At this stage, we are only defining the properties of the two fluid materials that will be present in the domain/mesh and assigning them to the corresponding mesh volume (in this case the same one). As for the initial distribution of the fluid materials, it will be defined later under “Initial Conditions” sub-tree entry (under “Model”) with the help of “Geometry Primitives”.

  1. Similarly, now add the secondary fluid material named ‘water’ by clicking “Add material” as before. Click on “Import from material library” at the bottom and add “Water”.
  • Now select the options as indicated in the figure below, assign it ‘Phase 1’ and ‘save’ it.


“So now as water is assigned ‘Phase 1’, it will be represented by a phase fraction value of 1”.

Creating a geometry Primitive:

  1. As the initial distribution of the fluid materials is defined with the help of “geometry Primitives”. So we first click on “Geometry Primitives” under “Domain” and click on ” Create new geometry primitive” from the options panel to select a type “Cartesian Box”. This will be used to define the initial distribution of the column of water in the channel.
  1. Re-name the cartesian box to a meaningful name and specify the values as shown in the figure below.


Remember: “Geometry primitives are used to specify the initial distribution (state) of the fluid materials”.

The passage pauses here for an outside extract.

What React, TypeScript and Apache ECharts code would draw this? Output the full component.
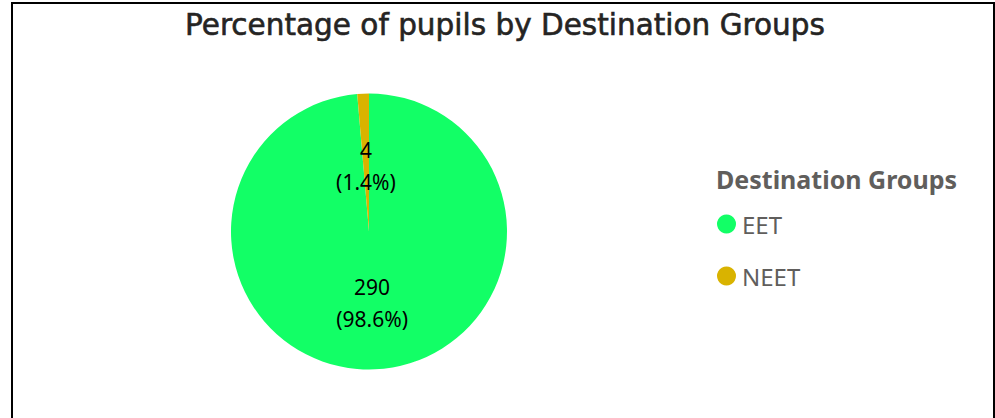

Initial Conditions (Defining initial flow variables and distribution for fluid phases):

  1. The next tree item “Initial conditions” allows to define the initial velocity, pressure and “phase fraction” (in other words, initial phase distribution) for the fluids. For pressure and velocity we keep the default values. Then click on ‘Phase fraction’ , change type to ‘sub-domain-based’, keep “Default phase fraction value” of 0 ( that is air ) and click save. This means for now all the volume is filled with air.
  1. Now click on “Add subdomain” at the bottom under ‘Subdomains’ to add the water domain as shown in figure above. Enter the settings as shown in the figure below (phase fraction value of 1 means water phase) and assign the previously created geometry primitive to this sub-domain and save.
  • So, the common region of the geometry primitive and the volume mesh will now define the initial distribution of the water phase.


Remember: “Under Initial Conditions the initial distribution (before start of simulation) of the fluid materials is defined (by using geometry primitives)”.

Boundary Conditions:

Now, we come to define the boundary conditions using the topological entity sets created earlier.

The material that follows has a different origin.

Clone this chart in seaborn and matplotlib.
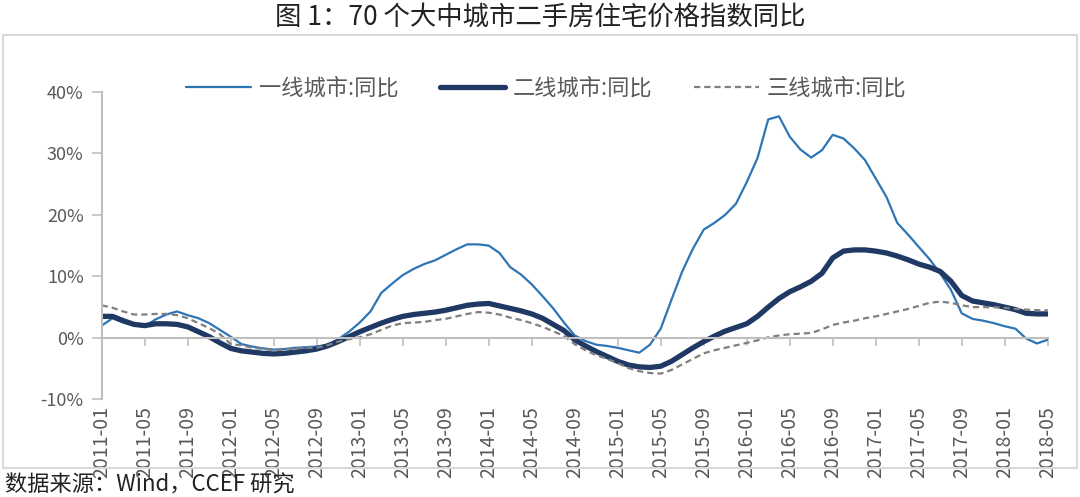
import numpy as np
import pandas as pd
import matplotlib
matplotlib.use('Agg')
import matplotlib.pyplot as plt
import seaborn as sns
from matplotlib.patches import Rectangle

sns.set_style('white')
plt.rcParams['font.family'] = ['Noto Sans CJK SC', 'DejaVu Sans']
plt.rcParams['axes.unicode_minus'] = False

months = pd.date_range('2011-01-01', periods=89, freq='MS').strftime('%Y-%m').tolist()

tier1 = [2.0, 3.2, 2.5, 2.0, 1.9, 3.0, 3.8, 4.3, 3.7, 3.2,
         2.4, 1.3, 0.2, -1.0, -1.4, -1.7, -1.9, -1.8, -1.6, -1.5,
         -1.4, -1.1, -0.2, 1.0, 2.5, 4.3, 7.3, 8.8, 10.2, 11.2,
         12.0, 12.6, 13.5, 14.4, 15.2, 15.2, 15.0, 13.8, 11.5, 10.3,
         8.7, 6.8, 4.8, 2.5, 0.4, -0.5, -1.1, -1.3, -1.6, -2.0,
         -2.4, -1.1, 1.5, 6.2, 10.8, 14.5, 17.6, 18.7, 20.0, 21.8,
         25.3, 29.2, 35.5, 36.0, 32.7, 30.6, 29.3, 30.5, 33.0, 32.4,
         30.8, 28.9, 25.9, 22.9, 18.7, 16.8, 14.8, 12.8, 10.5, 7.8,
         4.0, 3.1, 2.8, 2.4, 1.9, 1.5, -0.1, -0.9, -0.3]

tier2 = [3.5, 3.5, 2.8, 2.2, 2.0, 2.3, 2.3, 2.2, 1.8, 1.0,
         0.2, -0.8, -1.7, -2.1, -2.3, -2.5, -2.6, -2.5, -2.3, -2.1,
         -1.8, -1.3, -0.6, 0.2, 1.0, 1.7, 2.4, 3.0, 3.5, 3.8,
         4.0, 4.2, 4.5, 4.9, 5.3, 5.5, 5.6, 5.2, 4.8, 4.4,
         3.9, 3.2, 2.2, 1.2, -0.3, -1.3, -2.2, -3.0, -3.8, -4.4,
         -4.7, -4.8, -4.6, -3.8, -2.7, -1.6, -0.6, 0.3, 1.1, 1.7,
         2.3, 3.5, 5.0, 6.4, 7.5, 8.3, 9.2, 10.5, 13.0, 14.1,
         14.3, 14.3, 14.1, 13.8, 13.3, 12.7, 12.0, 11.5, 10.8, 9.2,
         6.9, 6.0, 5.7, 5.4, 5.0, 4.6, 4.0, 3.9, 3.9]

tier3 = [5.3, 4.9, 4.3, 3.8, 3.8, 3.9, 3.9, 3.7, 3.2, 2.4,
         1.6, 0.6, -1.0, -1.2, -1.6, -1.8, -2.0, -1.9, -1.7, -1.6,
         -1.6, -1.2, -0.6, -0.2, 0.1, 0.6, 1.3, 2.0, 2.4, 2.5,
         2.6, 2.9, 3.1, 3.5, 3.9, 4.2, 4.1, 3.8, 3.3, 2.9,
         2.4, 1.8, 1.1, 0.3, -1.0, -2.0, -2.8, -3.4, -4.1, -4.9,
         -5.4, -5.7, -5.8, -5.2, -4.3, -3.4, -2.5, -2.0, -1.6, -1.2,
         -0.8, -0.4, 0.1, 0.4, 0.6, 0.7, 0.8, 1.4, 2.1, 2.5,
         2.8, 3.2, 3.5, 3.9, 4.3, 4.7, 5.2, 5.7, 5.9, 5.7,
         5.3, 5.0, 5.0, 5.0, 4.9, 4.7, 4.6, 4.5, 4.5]

names = ['一线城市:同比', '二线城市:同比', '三线城市:同比']
colors = ['#2E75B6', '#1F3864', '#7F7F7F']

df = pd.DataFrame({'idx': range(len(months)), 'month': months,
                   names[0]: tier1, names[1]: tier2, names[2]: tier3})

fig = plt.figure(figsize=(10.8, 4.97), dpi=100)
ax = fig.add_axes([0.0942, 0.1962, 0.8759, 0.6193])

sns.lineplot(data=df, x='idx', y=names[0], color=colors[0], lw=1.6, label=names[0], ax=ax)
sns.lineplot(data=df, x='idx', y=names[1], color=colors[1], lw=3.8, label=names[1], ax=ax)
sns.lineplot(data=df, x='idx', y=names[2], color=colors[2], lw=1.6, label=names[2], ax=ax)
ax.lines[2].set_linestyle((0, (2.8, 1.8)))

ax.set_xlim(0, len(months) - 1)
ax.set_ylim(-10, 40)
ax.set_xlabel('')
ax.set_ylabel('')

axis_col = '#BFBFBF'
text_col = '#595959'

# y axis
ax.set_yticks([-10, 0, 10, 20, 30, 40])
ax.set_yticklabels(['-10%', '0%', '10%', '20%', '30%', '40%'])
ax.tick_params(axis='y', direction='out', length=7, width=1.2, color=axis_col,
               labelsize=13, labelcolor=text_col, pad=6, left=True)

# x axis line at zero, labels at the bottom
ax.spines['bottom'].set_position(('data', 0))
ax.set_xticks(range(0, len(months), 4))
ax.tick_params(axis='x', direction='out', length=6, width=1.2, color=axis_col,
               labelbottom=False, bottom=True)
sec = ax.secondary_xaxis('bottom')
sec.set_xticks(range(0, len(months), 4))
sec.set_xticklabels(months[::4], rotation=90)
sec.tick_params(length=0, labelsize=14, labelcolor=text_col, pad=5)
sec.spines['bottom'].set_visible(False)

for s in ['top', 'right']:
    ax.spines[s].set_visible(False)
for s in ['left', 'bottom']:
    ax.spines[s].set_color(axis_col)
    ax.spines[s].set_linewidth(1.5)

leg = ax.legend(loc='center', bbox_to_anchor=(0.47, 1.012), ncol=3, frameon=False,
                fontsize=16, handlelength=2.9, handletextpad=0.35, columnspacing=1.9)
for t in leg.get_texts():
    t.set_color(text_col)

fig.text(0.5, 0.965, '图 1：70 个大中城市二手房住宅价格指数同比', ha='center', va='center',
         fontsize=19, color='#222222')
fig.text(0.005, 0.024, '数据来源：Wind，CCEF 研究', ha='left', va='center',
         fontsize=16, color='#222222')

fig.patches.append(Rectangle((0.0028, 0.0584), 0.9944, 0.8712, transform=fig.transFigure,
                             fill=False, edgecolor='#D9D9D9', lw=1.5))

fig.savefig('out.png', dpi=100)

  1. Click on “Boundary conditions” in the tree and click “Add boundary condition” button to create a new entry as shown below.
  1. Re-name the entry as “water-Inlet” and specify the values shown in the figure below and click on save at the bottom. Note: you do not need to select from the viewer in this case.
  1. Add another boundary condition ( as before ), re-name it as “outlet” and specify the settings as shown in figure below and save it.
  1. Lastly, add the 3rd boundary condition, re-name it to “walls” and specify the settings as shown in the following figure. Note: you do not need to select from the viewer in this case.


  1. Based on the type of problem, we now modify some of the numerics as is illustrated in the figure below. This includes specifying the number of solver iterations per time step in “Number of correctors” and selecting the solvers based on the flow variables. These changes will help in better stability and convergence on the simulation.

Simulation Control:

  1. Next, in simulation control we define some main control settings such as start and end times, time step size, auto time-stepping and number of processors for this simulation run. Follow the figure below to set up as shown and click ‘save’.
  1. Finally click on “Simulation Runs” and click on “Create New Run” from the options panel. Then click “Start” to start the simulation run. Thats it ...!


  • Once the run finishes, the results can be post-processed by clicking on “Post-processor” tab.
  • Loading the results by clicking on “Solution fields” as shown in figure below.
  • Goto the last simulation step by clicking the last step button
  • Add a ‘Slice’ filter with shown settings
  • switch the flow variable to ‘alpha.phase1’ as shown.